Back in June, I declared this Mariners’ season officially dismal. A month ago when Cliff Lee went to Texas, the season was over; two days ago, with the trade of veteran Mike Sweeney to the Phillies (a contending team!), the team was done. Today, with the firing of the manager and two coaches, this season is officially demolished.
But is there a story to this season, other than how many games they can dive below .500? If there is, it’s a story that starts with a question. What makes a good team play so badly? At first, the losses seemed more like bad luck than anything else. Lee, your star off-season pitching acquisition, starts the season on the DL with a pulled abdominal muscle. Jose Lopez, who broke out last year at second, you have to move him to third to accommodate another big acquisition, Chone Figgins, who as an Angel chewed up Mariner pitching and used his speed to make havoc on the base paths. Lopez is bound to make a few errors as he gets used to the hot corner. Your shortstop, a defensive wizard, gets hurt, and so does your catcher, the one who best handles your pitching staff. Your closer, who was lights out last year, has a couple of blown saves early on. You knew going into the year that your offense was your weak spot, and you have two veterans at DH, Griffey and Sweeney, both of whom were a huge part of the clubhouse turnaround last year. You know what happened to Griffey, and Sweeney went on the DL for his back just as his bat was heating up.
Luck. Bad. All of it.
Still, you look at the bright spots. Ichiro keeps hitting, although once Junior leaves, he doesn’t look comfortable out there. Lopez is learning third. Gutierrez, your extremely talented center fielder continues to turn the other teams’ home runs into fly outs with a lot of hang time. Your replacement shortstop has some great hands, and starts to hit once he gets regular at-bats. Figgins remembers how to steal, if he can remember how to hit and get on base. Over one-third of your losses are by one run, games you were in right until the last at-bat. You remember one of those old baseball saws that gets repeated at the start of every season: Every team wins sixty games. Every team loses sixty games. It’s what you do with the other forty-two that matters.

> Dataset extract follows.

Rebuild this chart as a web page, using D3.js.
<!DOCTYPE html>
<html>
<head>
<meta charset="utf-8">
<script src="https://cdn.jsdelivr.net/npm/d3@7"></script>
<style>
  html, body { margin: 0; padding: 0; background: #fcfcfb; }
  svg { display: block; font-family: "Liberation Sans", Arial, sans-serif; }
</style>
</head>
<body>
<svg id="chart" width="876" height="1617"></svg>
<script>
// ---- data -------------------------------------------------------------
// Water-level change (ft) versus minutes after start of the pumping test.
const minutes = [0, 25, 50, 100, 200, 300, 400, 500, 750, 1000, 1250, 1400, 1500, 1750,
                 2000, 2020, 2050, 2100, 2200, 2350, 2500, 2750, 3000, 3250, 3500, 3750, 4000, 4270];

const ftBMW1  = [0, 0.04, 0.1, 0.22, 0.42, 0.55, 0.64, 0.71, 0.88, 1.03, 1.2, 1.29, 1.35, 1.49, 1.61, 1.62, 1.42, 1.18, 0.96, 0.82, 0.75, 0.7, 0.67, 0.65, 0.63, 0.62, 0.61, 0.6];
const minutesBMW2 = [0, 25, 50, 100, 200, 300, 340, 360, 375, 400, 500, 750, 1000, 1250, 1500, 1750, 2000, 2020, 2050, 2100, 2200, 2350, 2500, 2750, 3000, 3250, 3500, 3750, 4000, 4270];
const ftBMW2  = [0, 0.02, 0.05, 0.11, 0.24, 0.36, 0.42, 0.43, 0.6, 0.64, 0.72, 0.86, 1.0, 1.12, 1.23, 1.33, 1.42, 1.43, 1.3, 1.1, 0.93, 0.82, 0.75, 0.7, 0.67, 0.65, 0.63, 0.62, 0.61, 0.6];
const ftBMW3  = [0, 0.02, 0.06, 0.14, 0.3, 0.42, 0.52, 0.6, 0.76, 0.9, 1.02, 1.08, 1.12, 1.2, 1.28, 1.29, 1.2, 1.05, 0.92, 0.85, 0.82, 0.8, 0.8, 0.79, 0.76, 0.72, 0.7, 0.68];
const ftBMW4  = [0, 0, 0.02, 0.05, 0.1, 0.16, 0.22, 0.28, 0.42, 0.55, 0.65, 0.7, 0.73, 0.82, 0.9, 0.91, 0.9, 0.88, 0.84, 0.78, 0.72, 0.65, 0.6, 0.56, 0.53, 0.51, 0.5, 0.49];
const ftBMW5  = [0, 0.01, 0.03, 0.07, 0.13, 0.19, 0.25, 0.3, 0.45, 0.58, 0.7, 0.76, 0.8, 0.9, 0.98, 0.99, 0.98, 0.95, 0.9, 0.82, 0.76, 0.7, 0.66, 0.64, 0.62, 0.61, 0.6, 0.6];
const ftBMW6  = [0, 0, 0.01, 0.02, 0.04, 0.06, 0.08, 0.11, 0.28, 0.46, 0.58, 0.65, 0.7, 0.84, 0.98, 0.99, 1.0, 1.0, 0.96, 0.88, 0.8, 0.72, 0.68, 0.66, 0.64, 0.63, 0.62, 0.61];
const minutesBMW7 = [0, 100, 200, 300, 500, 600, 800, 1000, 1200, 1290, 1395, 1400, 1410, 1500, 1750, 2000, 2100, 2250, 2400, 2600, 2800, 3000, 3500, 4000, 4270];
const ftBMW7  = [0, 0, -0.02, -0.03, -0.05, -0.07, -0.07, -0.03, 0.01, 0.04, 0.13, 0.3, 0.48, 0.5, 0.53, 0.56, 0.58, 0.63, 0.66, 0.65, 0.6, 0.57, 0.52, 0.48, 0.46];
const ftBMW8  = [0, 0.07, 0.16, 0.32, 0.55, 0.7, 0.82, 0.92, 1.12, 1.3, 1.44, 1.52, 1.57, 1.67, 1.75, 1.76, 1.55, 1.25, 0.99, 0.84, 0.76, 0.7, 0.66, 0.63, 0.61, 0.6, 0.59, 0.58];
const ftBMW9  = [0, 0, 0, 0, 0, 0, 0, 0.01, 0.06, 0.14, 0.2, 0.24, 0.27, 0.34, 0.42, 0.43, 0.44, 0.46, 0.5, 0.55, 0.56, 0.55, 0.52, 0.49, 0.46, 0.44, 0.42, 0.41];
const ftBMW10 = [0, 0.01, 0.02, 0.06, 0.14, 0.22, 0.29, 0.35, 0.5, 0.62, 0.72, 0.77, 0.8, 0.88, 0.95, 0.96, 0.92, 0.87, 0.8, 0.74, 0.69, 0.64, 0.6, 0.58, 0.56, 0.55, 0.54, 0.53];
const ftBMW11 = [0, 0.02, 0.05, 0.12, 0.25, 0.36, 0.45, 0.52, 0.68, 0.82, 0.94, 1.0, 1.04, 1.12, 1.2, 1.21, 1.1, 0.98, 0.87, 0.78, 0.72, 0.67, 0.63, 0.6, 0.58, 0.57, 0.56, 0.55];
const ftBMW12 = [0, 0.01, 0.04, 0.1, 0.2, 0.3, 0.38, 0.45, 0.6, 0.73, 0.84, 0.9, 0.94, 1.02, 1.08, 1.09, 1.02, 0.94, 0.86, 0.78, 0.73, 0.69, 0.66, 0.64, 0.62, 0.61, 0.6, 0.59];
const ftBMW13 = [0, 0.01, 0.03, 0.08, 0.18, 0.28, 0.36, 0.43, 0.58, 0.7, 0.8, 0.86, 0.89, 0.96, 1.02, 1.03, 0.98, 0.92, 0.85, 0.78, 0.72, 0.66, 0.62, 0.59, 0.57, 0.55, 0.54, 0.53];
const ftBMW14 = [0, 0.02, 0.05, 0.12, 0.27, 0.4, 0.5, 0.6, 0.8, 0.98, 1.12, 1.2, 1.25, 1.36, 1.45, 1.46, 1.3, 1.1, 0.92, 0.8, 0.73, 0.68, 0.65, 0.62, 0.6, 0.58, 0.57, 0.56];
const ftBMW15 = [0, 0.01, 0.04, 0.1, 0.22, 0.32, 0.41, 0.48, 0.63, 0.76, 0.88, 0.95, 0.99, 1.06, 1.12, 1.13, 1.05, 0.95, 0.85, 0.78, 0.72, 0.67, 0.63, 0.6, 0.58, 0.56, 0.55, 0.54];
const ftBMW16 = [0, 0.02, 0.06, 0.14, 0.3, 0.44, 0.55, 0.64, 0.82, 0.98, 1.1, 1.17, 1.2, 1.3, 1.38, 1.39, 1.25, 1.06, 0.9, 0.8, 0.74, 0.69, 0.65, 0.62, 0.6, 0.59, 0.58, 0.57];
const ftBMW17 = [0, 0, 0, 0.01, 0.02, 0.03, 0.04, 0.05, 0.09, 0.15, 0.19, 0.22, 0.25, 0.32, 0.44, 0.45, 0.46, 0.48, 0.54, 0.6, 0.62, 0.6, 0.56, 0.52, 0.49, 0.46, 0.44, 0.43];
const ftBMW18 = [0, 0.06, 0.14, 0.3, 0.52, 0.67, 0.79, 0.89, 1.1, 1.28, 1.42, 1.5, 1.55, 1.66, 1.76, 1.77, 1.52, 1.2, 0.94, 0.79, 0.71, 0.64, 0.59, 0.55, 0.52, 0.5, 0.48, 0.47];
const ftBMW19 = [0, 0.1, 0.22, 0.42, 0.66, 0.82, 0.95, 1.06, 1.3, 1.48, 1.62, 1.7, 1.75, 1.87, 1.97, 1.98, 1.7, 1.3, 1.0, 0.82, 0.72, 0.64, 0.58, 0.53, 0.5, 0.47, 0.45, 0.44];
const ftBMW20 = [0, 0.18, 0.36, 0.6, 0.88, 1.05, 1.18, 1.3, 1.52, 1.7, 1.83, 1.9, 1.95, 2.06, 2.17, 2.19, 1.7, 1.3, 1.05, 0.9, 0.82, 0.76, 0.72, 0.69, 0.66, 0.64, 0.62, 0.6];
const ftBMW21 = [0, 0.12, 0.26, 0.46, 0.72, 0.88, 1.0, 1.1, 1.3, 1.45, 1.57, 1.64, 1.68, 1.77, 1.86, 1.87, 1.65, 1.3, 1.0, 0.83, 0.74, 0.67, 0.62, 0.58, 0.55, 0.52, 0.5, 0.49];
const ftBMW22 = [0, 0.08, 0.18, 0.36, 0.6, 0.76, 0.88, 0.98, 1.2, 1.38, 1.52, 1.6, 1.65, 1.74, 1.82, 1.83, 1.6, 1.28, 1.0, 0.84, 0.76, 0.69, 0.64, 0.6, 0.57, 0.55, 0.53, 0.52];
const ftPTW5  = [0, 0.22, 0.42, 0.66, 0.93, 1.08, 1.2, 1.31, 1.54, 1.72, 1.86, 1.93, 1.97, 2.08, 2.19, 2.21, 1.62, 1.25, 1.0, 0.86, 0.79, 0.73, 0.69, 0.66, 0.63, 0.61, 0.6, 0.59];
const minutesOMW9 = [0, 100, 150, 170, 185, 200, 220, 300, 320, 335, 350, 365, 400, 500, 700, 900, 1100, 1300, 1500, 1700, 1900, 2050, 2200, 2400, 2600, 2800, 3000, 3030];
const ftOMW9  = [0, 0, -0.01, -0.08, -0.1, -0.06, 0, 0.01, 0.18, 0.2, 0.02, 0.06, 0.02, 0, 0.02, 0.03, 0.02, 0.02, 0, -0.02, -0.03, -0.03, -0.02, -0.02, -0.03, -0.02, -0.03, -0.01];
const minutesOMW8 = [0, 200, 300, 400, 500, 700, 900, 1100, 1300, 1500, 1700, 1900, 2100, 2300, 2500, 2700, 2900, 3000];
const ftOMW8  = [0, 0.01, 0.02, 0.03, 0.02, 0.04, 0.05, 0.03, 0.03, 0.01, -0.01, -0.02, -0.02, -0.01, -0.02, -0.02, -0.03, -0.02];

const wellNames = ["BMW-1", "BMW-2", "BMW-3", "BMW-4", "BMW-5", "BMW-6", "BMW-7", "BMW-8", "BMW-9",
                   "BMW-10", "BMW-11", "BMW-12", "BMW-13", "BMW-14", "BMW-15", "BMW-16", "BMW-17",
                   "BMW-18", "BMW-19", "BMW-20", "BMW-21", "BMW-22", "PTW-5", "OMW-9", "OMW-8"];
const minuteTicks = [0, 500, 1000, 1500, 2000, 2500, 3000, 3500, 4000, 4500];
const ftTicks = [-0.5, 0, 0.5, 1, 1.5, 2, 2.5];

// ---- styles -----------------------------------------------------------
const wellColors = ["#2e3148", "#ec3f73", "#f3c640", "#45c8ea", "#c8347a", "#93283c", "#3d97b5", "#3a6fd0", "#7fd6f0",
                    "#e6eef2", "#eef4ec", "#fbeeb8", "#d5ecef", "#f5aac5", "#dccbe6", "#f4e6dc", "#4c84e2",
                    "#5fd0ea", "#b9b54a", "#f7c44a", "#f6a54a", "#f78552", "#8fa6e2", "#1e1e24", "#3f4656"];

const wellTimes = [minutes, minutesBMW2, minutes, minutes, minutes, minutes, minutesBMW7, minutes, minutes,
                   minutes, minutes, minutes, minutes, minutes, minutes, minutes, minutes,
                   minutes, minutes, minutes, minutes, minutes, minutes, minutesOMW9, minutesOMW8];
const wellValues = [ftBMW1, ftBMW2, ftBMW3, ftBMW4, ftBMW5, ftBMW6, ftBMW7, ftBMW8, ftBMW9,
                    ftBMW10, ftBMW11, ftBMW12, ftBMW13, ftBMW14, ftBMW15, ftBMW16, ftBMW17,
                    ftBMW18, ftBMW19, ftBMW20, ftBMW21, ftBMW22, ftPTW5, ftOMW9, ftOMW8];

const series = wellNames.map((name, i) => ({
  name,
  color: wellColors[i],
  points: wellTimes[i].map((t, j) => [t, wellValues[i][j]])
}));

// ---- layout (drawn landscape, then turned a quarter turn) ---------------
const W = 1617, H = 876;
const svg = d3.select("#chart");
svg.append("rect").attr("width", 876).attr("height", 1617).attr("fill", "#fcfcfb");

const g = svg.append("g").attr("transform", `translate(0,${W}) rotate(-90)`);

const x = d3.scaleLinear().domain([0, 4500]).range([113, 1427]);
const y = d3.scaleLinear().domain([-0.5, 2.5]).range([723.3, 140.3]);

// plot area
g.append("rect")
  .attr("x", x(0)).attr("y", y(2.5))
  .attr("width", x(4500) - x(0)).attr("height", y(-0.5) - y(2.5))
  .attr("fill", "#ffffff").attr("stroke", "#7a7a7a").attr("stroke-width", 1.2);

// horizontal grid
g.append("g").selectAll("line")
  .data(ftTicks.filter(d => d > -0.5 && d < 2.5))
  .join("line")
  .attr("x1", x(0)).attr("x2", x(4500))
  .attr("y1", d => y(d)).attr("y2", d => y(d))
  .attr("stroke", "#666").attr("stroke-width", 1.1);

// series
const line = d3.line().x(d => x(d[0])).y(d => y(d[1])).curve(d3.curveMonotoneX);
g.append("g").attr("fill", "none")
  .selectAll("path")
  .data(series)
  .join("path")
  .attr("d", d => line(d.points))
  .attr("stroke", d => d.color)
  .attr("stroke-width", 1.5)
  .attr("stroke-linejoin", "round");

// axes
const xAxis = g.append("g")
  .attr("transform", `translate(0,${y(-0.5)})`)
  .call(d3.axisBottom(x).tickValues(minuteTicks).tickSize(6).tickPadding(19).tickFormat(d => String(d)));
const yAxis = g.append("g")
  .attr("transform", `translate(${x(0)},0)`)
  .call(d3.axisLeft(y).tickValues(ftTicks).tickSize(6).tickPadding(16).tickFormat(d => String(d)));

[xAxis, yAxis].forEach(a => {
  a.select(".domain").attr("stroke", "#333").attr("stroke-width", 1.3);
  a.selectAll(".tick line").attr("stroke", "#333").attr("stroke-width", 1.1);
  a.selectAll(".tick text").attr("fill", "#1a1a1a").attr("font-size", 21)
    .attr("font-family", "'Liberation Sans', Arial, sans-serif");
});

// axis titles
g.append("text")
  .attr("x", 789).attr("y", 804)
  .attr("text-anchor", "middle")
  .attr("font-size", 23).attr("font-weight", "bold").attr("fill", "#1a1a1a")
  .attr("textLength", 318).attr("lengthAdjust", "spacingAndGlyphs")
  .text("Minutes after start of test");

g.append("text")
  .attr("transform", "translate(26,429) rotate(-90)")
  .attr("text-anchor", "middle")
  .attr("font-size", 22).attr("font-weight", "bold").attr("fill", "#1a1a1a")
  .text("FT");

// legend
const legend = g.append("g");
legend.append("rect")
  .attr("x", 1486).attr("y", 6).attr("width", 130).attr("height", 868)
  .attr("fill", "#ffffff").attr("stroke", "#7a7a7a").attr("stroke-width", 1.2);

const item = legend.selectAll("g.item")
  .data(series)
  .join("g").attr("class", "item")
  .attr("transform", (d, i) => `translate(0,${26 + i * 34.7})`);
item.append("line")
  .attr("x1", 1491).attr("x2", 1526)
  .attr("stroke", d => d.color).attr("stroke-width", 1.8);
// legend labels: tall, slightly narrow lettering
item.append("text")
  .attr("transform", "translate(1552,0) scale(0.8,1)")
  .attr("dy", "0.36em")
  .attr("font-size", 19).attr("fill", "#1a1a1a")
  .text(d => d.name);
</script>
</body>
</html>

The problem is, you don’t know which are the other forty-two ahead of time. Was one of them the game against San Diego, when your offense finally broke loose and scored fifteen runs? Or was one of them the miserable error-ridden loss against the Rangers, when the broadcasters gave their most-valuable-player award to “the security guard who predicted it would rain tonight,” but only after a heated debate about whether “the bus driver who took us to the ballpark” deserved it more?
What makes a good team play so badly? Is it the continued disappointment of losing after coming so close to winning? Does it become a self-fulfilling prophecy after a while? Do you psych yourself out by expecting the bad turn of events, the blown save, the good pitch sent over the wall by a slightly better or luckier hitter, the bad umpire call that turns a rally into an inning-over, the grounder that dribbles through the legs, the miscommunication that allows an easy pop fly to drop in no-man’s land? If you keep missing your goal, do you eventually lose faith in each other? Do you hunt for someone, anyone, to blame? Do you devolve into a collection of players, rather than a team?
If you are the leader of this team, do you try to inspire them with ever bigger, brighter, shinier objects? Or do you tell them to hunker down and hang on until the crisis is over, their only goal to survive it?
We’ll see, as this miserable season wears on, and the new manager takes over. In the meantime, I guess if I were that leader, I’d be telling my guys one thing.
If we’re going down, we’re going down swinging.